This repository can be used to train-finetune GPT models on VQGAN encoded discrete latents.
To train a GPT model on your data, use train.py
:
python -u train.py \
--batch_size 6 \
--gpt_config 'GPT_gimel' \
--num_workers 16 \
--print_freq 15000 \
--lr 0.0003\
--data_path DATA_PATH \
--vqconfig_path VQCONFIG_PATH \
--vqmodel_path VQMODEL_PATH \
--resume '' \
--save_dir SAVE_DIR \
--save_prefix INFORMATIVE_SAVE_PREFIX
where vqconfig_path
is the path to the config file for the VQGAN component of the model (config files for all models are available inside the vqgan_pretrained_models
directory), vqmodel_path
is the path to the pretrained VQGAN model, and resume
is the GPT checkpoint location if starting from a saved checkpoint. Note that the training code uses the webdataset
interface to feed the data into the model.
Finetuning works similarly.

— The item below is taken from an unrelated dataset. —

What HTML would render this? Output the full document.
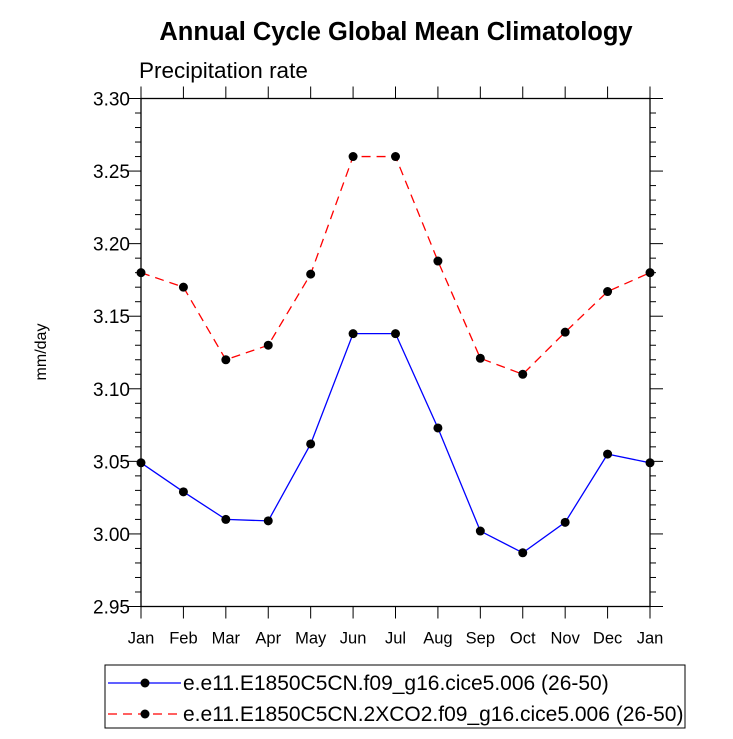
<!DOCTYPE html>
<html><head><meta charset="utf-8"><style>
body{margin:0;background:#fff}
svg{display:block;font-family:"Liberation Sans",sans-serif}
</style></head><body>
<svg id="chart" width="733" height="739" viewBox="0 0 733 739">
<text x="396" y="40" text-anchor="middle" font-size="25.5" font-weight="bold">Annual Cycle Global Mean Climatology</text>
<text x="139" y="78" font-size="22.5">Precipitation rate</text>
<text transform="translate(46,352) rotate(-90)" text-anchor="middle" font-size="16">mm/day</text>
<g id="axes"></g>
<g id="series"></g>
<g>
<rect x="105" y="665" width="580" height="63" fill="none" stroke="#000" stroke-width="1"/>
<line x1="108" y1="683" x2="181" y2="683" stroke="#00f" stroke-width="1.2"/>
<circle cx="145" cy="683" r="4.5" fill="#000"/>
<text x="183" y="690" font-size="21">e.e11.E1850C5CN.f09_g16.cice5.006 (26-50)</text>
<line x1="108" y1="714" x2="181" y2="714" stroke="#f00" stroke-width="1.2" stroke-dasharray="9,6"/>
<circle cx="145" cy="714" r="4.5" fill="#000"/>
<text x="183" y="721" font-size="21">e.e11.E1850C5CN.2XCO2.f09_g16.cice5.006 (26-50)</text>
</g>
</svg>
<script>
const months=["Jan","Feb","Mar","Apr","May","Jun","Jul","Aug","Sep","Oct","Nov","Dec","Jan"];
const yTicks=["2.95","3.00","3.05","3.10","3.15","3.20","3.25","3.30"];
const controlValues=[3.049,3.029,3.010,3.009,3.062,3.138,3.138,3.073,3.002,2.987,3.008,3.055,3.049];
const co2Values=[3.180,3.170,3.120,3.130,3.179,3.260,3.260,3.188,3.121,3.110,3.139,3.167,3.180];
const NS="http://www.w3.org/2000/svg";
const L=141,R=650,T=98.5,B=606.5,ymin=2.95,ymax=3.30;
const xs=i=>L+(R-L)*i/(months.length-1);
const ys=v=>B-(v-ymin)/(ymax-ymin)*(B-T);
function mk(tag,attrs,parent){const e=document.createElementNS(NS,tag);for(const k in attrs)e.setAttribute(k,attrs[k]);parent.appendChild(e);return e;}
const ax=document.getElementById('axes');
const frame=mk('rect',{x:L,y:T,width:R-L,height:B-T,fill:'none',stroke:'#000','stroke-width':1.3},ax);


months.forEach((m,i)=>{
  const x=xs(i);
  mk('line',{x1:x,y1:B,x2:x,y2:B+12,stroke:'#000'},ax);
  mk('line',{x1:x,y1:T,x2:x,y2:T-12,stroke:'#000'},ax);
  const t=mk('text',{x:x,y:B+37,'text-anchor':'middle','font-size':16.5},ax);
  t.textContent=m;
  
  
});
for(let k=0;k<=35;k++){
  const v=ymin+k*0.01,y=ys(v),major=k%5===0,len=major?13:6;
  mk('line',{x1:L,y1:y,x2:L-len,y2:y,stroke:'#000'},ax);
  mk('line',{x1:R,y1:y,x2:R+len,y2:y,stroke:'#000'},ax);
}
yTicks.forEach(s=>{
  const t=mk('text',{x:L-11,y:ys(parseFloat(s))+7,'text-anchor':'end','font-size':19},ax);
  t.textContent=s;
  
  
});
const sg=document.getElementById('series');
function draw(vals,color,dash,name){
  const p=mk('polyline',{points:vals.map((v,i)=>xs(i)+','+ys(v)).join(' '),fill:'none',stroke:color,'stroke-width':1.3,'stroke-dasharray':dash},sg);
  
  
  vals.forEach((v,i)=>{
    const c=mk('circle',{cx:xs(i),cy:ys(v),r:4.5,fill:'#000'},sg);
    
    
  });
}
draw(controlValues,'#00f','none','control');
draw(co2Values,'#f00','9,6','co2');
</script>
</body></html>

To finetune a pretrained GPT model on your data, use finetune.py
:
python -u finetune.py \
--batch_size 8 \
--gpt_config 'GPT_gimel' \
--num_workers 16 \
--lr 0.0003\
--data_path DATA_PATH \
--vqconfig_path VQCONFIG_PATH \
--vqmodel_path VQMODEL_PATH \
--resume GPT_CHECKPOINT_TO_START_FROM \
--save_dir SAVE_DIR \
--save_prefix INFORMATIVE_SAVE_PREFIX
This uses the standard torch
-torchvision
data loading interface to feed the data into the model.